I’ve come back to Python a few times in the past year. Before September 2019 I’d never touched it (or any modern programming language, really). Right now I’m using it to build a 3D game level generator, and very much enjoying myself!
I feel I’m close enough to the start of the Python learning curve to give a personal perspective on why this language suits dabblers and students.
This is not a prospectus of Python’s features or design decisions – I don’t know enough to talk about those. Just a happy acknowledgement of what’s been making my life easier in the past couple of days.

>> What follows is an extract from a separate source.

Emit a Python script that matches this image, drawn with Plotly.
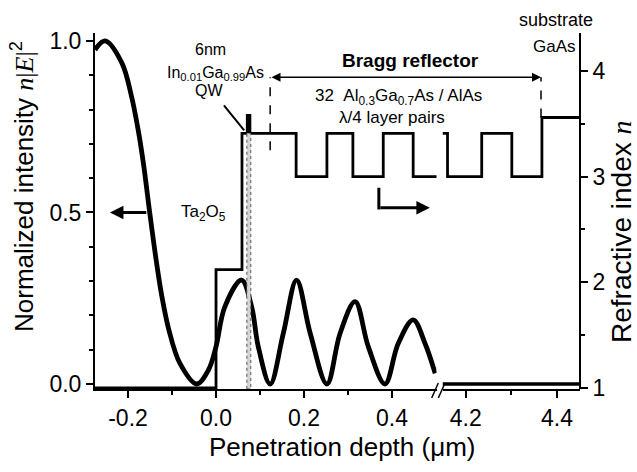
import plotly.graph_objects as go

# ---------------- data ----------------
# normalized intensity n|E|^2, near-surface part of the structure
depth_um = [-0.275, -0.252, -0.214, -0.192, -0.177, -0.165, -0.150, -0.135, -0.123,
            -0.107, -0.082, -0.044, -0.0175, 0.0, 0.020, 0.058, 0.081, 0.096, 0.123,
            0.153, 0.183, 0.214, 0.252, 0.282, 0.316, 0.346, 0.384, 0.414, 0.448,
            0.475, 0.498]
intensity = [0.974, 1.0, 0.936, 0.838, 0.741, 0.643, 0.493, 0.352, 0.255,
             0.157, 0.06, 0.0, 0.04, 0.109, 0.225, 0.303, 0.225, 0.109, 0.0,
             0.148, 0.303, 0.148, 0.0, 0.148, 0.24, 0.109, 0.0, 0.118, 0.187,
             0.118, 0.031]
# intensity in the substrate part (after the axis break)
sub_depth_um = [4.149, 4.4505]
sub_intensity = [0.0, 0.0]

# refractive index profile: layer start positions and index (step profile)
layer_start_um = [-0.275, 0.0, 0.059, 0.071, 0.077, 0.182, 0.252, 0.311, 0.380, 0.448, 0.52]
layer_index = [1.0, 2.12, 3.41, 3.58, 3.41, 3.00, 3.41, 3.00, 3.41, 3.00, 3.00]
sub_layer_start_um = [4.149, 4.160, 4.235, 4.301, 4.367, 4.4505]
sub_layer_index = [3.41, 3.00, 3.41, 3.00, 3.56, 3.56]

# quantum well extent and DBR markers
qw_um = [0.070, 0.079]
dbr_start_um = 0.123
dbr_end_um = 4.365

# ticks
x_tickvals = [-0.2, 0.0, 0.2, 0.4]
x_ticktext = ["-0.2", "0.0", "0.2", "0.4"]
x_minor = [-0.1, 0.1, 0.3]
x2_tickvals = [4.2, 4.4]
x2_ticktext = ["4.2", "4.4"]
x2_minor = [4.3]
y_tickvals = [0.0, 0.5, 1.0]
y_ticktext = ["0.0", "0.5", "1.0"]
y_minor = [0.1, 0.2, 0.3, 0.4, 0.6, 0.7, 0.8, 0.9]
y2_tickvals = [1, 2, 3, 4]
y2_ticktext = ["1", "2", "3", "4"]
y2_minor = [1.5, 2.5, 3.5]

# ---------------- layout helpers ----------------
W, H = 637, 472
L, R, T, B = 95, 580, 33, 389
FONT = "Liberation Sans, Arial, sans-serif"


def px(xp):
    return (xp - L) / (R - L)


def py(yp):
    return (B - yp) / (B - T)


fig = go.Figure()

fig.add_trace(go.Scatter(x=depth_um, y=intensity, xaxis="x", yaxis="y", mode="lines",
                         line=dict(color="black", width=4.8, shape="spline", smoothing=1.0),
                         showlegend=False))
fig.add_trace(go.Scatter(x=sub_depth_um, y=sub_intensity, xaxis="x2", yaxis="y", mode="lines",
                         line=dict(color="black", width=3.5), showlegend=False))
fig.add_trace(go.Scatter(x=layer_start_um, y=layer_index, xaxis="x", yaxis="y2", mode="lines",
                         line=dict(color="black", width=2.8, shape="hv"), showlegend=False))
fig.add_trace(go.Scatter(x=sub_layer_start_um, y=sub_layer_index, xaxis="x2", yaxis="y2", mode="lines",
                         line=dict(color="black", width=2.8, shape="hv"), showlegend=False))

axis_common = dict(showline=True, linecolor="black", linewidth=2, ticks="outside",
                   tickcolor="black", tickwidth=2, showgrid=False, zeroline=False,
                   tickfont=dict(family=FONT, size=23, color="black"))

d1 = px(436.5)
d2 = px(442.5)

fig.update_layout(
    width=W, height=H,
    margin=dict(l=L, r=W - R, t=T, b=H - B, pad=0),
    plot_bgcolor="white", paper_bgcolor="white",
    font=dict(family=FONT, color="black"),
    xaxis=dict(domain=[0, d1], range=[-0.275, 0.501], anchor="y",
               tickmode="array", tickvals=x_tickvals, ticktext=x_ticktext, ticklen=7,
               minor=dict(tickmode="array", tickvals=x_minor, ticks="outside", ticklen=4,
                          tickcolor="black", tickwidth=2),
               **axis_common),
    xaxis2=dict(domain=[d2, 1], range=[4.149, 4.4505], anchor="y",
                tickmode="array", tickvals=x2_tickvals, ticktext=x2_ticktext, ticklen=7,
                minor=dict(tickmode="array", tickvals=x2_minor, ticks="outside", ticklen=4,
                           tickcolor="black", tickwidth=2),
                **axis_common),
    yaxis=dict(domain=[0, 1], range=[-0.0146, 1.023], anchor="x",
               tickmode="array", tickvals=y_tickvals, ticktext=y_ticktext, ticklen=7,
               minor=dict(tickmode="array", tickvals=y_minor, ticks="outside", ticklen=4,
                          tickcolor="black", tickwidth=2),
               **axis_common),
    yaxis2=dict(overlaying="y", side="right", anchor="free", position=1.0, range=[0.99, 4.36],
                tickmode="array", tickvals=y2_tickvals, ticktext=y2_ticktext, ticklen=7,
                minor=dict(tickmode="array", tickvals=y2_minor, ticks="outside", ticklen=4,
                           tickcolor="black", tickwidth=2),
                **axis_common),
)

shapes = []
# quantum well band
shapes.append(dict(type="rect", xref="x", yref="y2", x0=qw_um[0], x1=qw_um[1], y0=0.99, y1=3.41,
                   fillcolor="#d4d4d4", line=dict(color="#555555", width=1, dash="dot"), layer="above"))
# DBR dashed markers
shapes.append(dict(type="line", xref="x", yref="y2", x0=dbr_start_um, x1=dbr_start_um, y0=3.25, y1=3.94,
                   line=dict(color="black", width=1.5, dash="dash")))
shapes.append(dict(type="line", xref="x2", yref="y2", x0=dbr_end_um, x1=dbr_end_um, y0=3.56, y1=3.94,
                   line=dict(color="black", width=1.5, dash="dash")))
# QW pointer
shapes.append(dict(type="line", xref="x", yref="y2", x0=0.018, y0=3.676, x1=0.064, y1=3.438,
                   line=dict(color="black", width=2)))
# right-pointing "use right axis" arrow, vertical part
shapes.append(dict(type="line", xref="x", yref="y2", x0=0.370, x1=0.370, y0=2.69, y1=2.895,
                   line=dict(color="black", width=3)))
# axis break marks
for xa, xb in [(431.7, 438.3), (438.3, 445.0)]:
    shapes.append(dict(type="line", xref="paper", yref="paper", x0=px(xa), y0=py(398), x1=px(xb), y1=py(383),
                       line=dict(color="black", width=1.5)))
fig.update_layout(shapes=shapes)

ann = []


def text(t, xp, yp, size, bold=False, angle=0):
    if bold:
        t = "<b>" + t + "</b>"
    ann.append(dict(text=t, xref="paper", yref="paper", x=px(xp), y=py(yp), xanchor="center",
                    yanchor="middle", showarrow=False, textangle=angle,
                    font=dict(family=FONT, size=size, color="black")))


text("6nm", 210, 49, 16)
text("In<sub>0.01</sub>Ga<sub>0.99</sub>As", 215, 73, 16)
text("QW", 209, 91, 16)
text("Bragg reflector", 410, 61, 19, bold=True)
text("32\u00a0\u00a0Al<sub>0.3</sub>Ga<sub>0.7</sub>As / AlAs", 398, 97, 17)
text("\u03bb/4 layer pairs", 392, 118, 17)
text("substrate", 556, 20, 18)
text("GaAs", 554, 47, 17)
text("Ta<sub>2</sub>O<sub>5</sub>", 203, 213, 17)

text("Penetration depth (\u03bcm)", 342, 447, 26)
text("Normalized intensity <span style=\"font-family:Liberation Serif\"><i>n</i>|<i>E</i>|</span><sup>2</sup>",
     23, 187, 26, angle=-90)
text("Refractive index <span style=\"font-family:Liberation Serif\"><i>n</i></span>", 621, 232, 28, angle=-90)

# arrows
ann.append(dict(text="", xref="x", yref="y", x=-0.241, y=0.5, axref="x", ayref="y", ax=-0.155, ay=0.5,
                showarrow=True, arrowhead=2, arrowsize=0.9, arrowwidth=3, arrowcolor="black"))
ann.append(dict(text="", xref="x", yref="y2", x=0.486, y=2.705, axref="x", ayref="y2", ax=0.370, ay=2.705,
                showarrow=True, arrowhead=2, arrowsize=0.9, arrowwidth=3, arrowcolor="black"))
ann.append(dict(text="", xref="x2", yref="y2", x=dbr_end_um, y=3.94, ax=-271, ay=0,
                showarrow=True, arrowhead=2, arrowside="end+start", arrowsize=1.2, arrowwidth=1.5,
                arrowcolor="black"))
fig.update_layout(annotations=ann)

fig.write_html("out.html")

I’ll compare it to Java, the language I know best, which is also probably the closest to a standard for Year 1 of comp sci courses.
- The look
Instead of the curly brackets of C, C++, Java and other much-used languages, Python uses the amount of tabs at the start of a line to determine what “block” that line belongs to (and also the colon at the end of any line that declares a new block). There’s something reassuringly basic and solid about that, to a newbie. You don’t need to learn the little skill of counting brackets (nor do you need to use semicolons) while discounting whitespace. Instead, how it looks in your editor tells you what’s going on directly.
- Simple string manipulation
Python’s elementary text manipulations are simpler than Java’s. When you’re starting out, I think that helps keep your mind on the actual task. For example, getting input from the console in Java generally requires creating a “Scanner” – a powerful bit of software for carving up and selectively serving text from an incoming stream. Those capabilities are irrelevant for basic text input. So students end up depending on something whose quirks and abilities they don’t understand. Including some unintuitive behaviour that I’ve seen even experts admit is confounding.
Also on this point, Python requires you to convert all number types to strings explicitly, when printing them. Which can be annoying. However, this arguably makes the underlying reality clearer than performing the same conversions invisibly as Java does.
- It doesn’t force Object Oriented Programming
We’re getting close to the topic of many boring flame wars on which paradigm is better, but let’s keep this to an inoffensive point: Python affords procedural, functional or OOP styles of programming. So if you have experience of either, you can start from there. And if you don’t, you’ll be saved the laborious and ritualistic aspects of standard Java style: private member variables, getters and setters, etc. – until you’re ready.
- Those data structures
I first read about Python in Jay Barnson‘s delightful old piece, which I have returned to many times since, “How To Build A Game In A Week From Scratch With No Budget”. In it, he eulogises its list and dictionary data structures. And he’s damn right, they’re great. Instead of wrapping data in near-pointless objects – a practice so widespread in the Java world it has its own name, “anemic objects” – you’ll find yourself creating, stacking and passing around these built-in structures, as I’ve done pretty much throughout my level generator app.
- It’s mellowed by age
This one cuts both ways. You can find articles on Medium arguing that Python is past its peak, and getting less fashionable or even relevant by the year. Yet, the advantages include having plenty of 3rd-party libraries (though TBH I haven’t dipped into these yet) and also a smoothing away of rough edges. For example, Python 3.x (available since 2008) has what’s called “new-style classes” that allow for conveniences such as property annotations, getting info on a class or method at runtime… I actually don’t understand that stuff yet, but the point is, whereas a few versions ago I would’ve had to use a special syntax to get “new-style classes”, now that happens automatically. One less thing to think about.
- You don’t have to split files
Another really small thing that nonetheless will be felt by newbies: Python scripts can have multiple classes, or none, in one file (called a “module”). Whereas even a minor task in Java might push you to make a few classes, and so have to save a few different files.
The end result of all these things together is: even if you’re not very good at it yet, solving problems in Python feels fast. I don’t myself have the depth of understanding to explain this one. But ever since I first tried a maths problem or scripting text templates with it, I was pleased by that feeling of getting things done.
BTW, I wouldn’t call Python a “beginner language” in the same sense I applied to Processing a few posts back. Python doesn’t have every interaction carefully shepherded so as to hide complexity. Nor does it provide a simplifying framework for graphics or what-not. It’s a full-featured language (although with a favoured domain of data analytics, science, scripting, and stuff like that, for sure).
Last thing. For some reason, I pronounce Python as PIE-THON, rather than PIE-thn. Does anyone else out there do this? Let me know I’m not alone.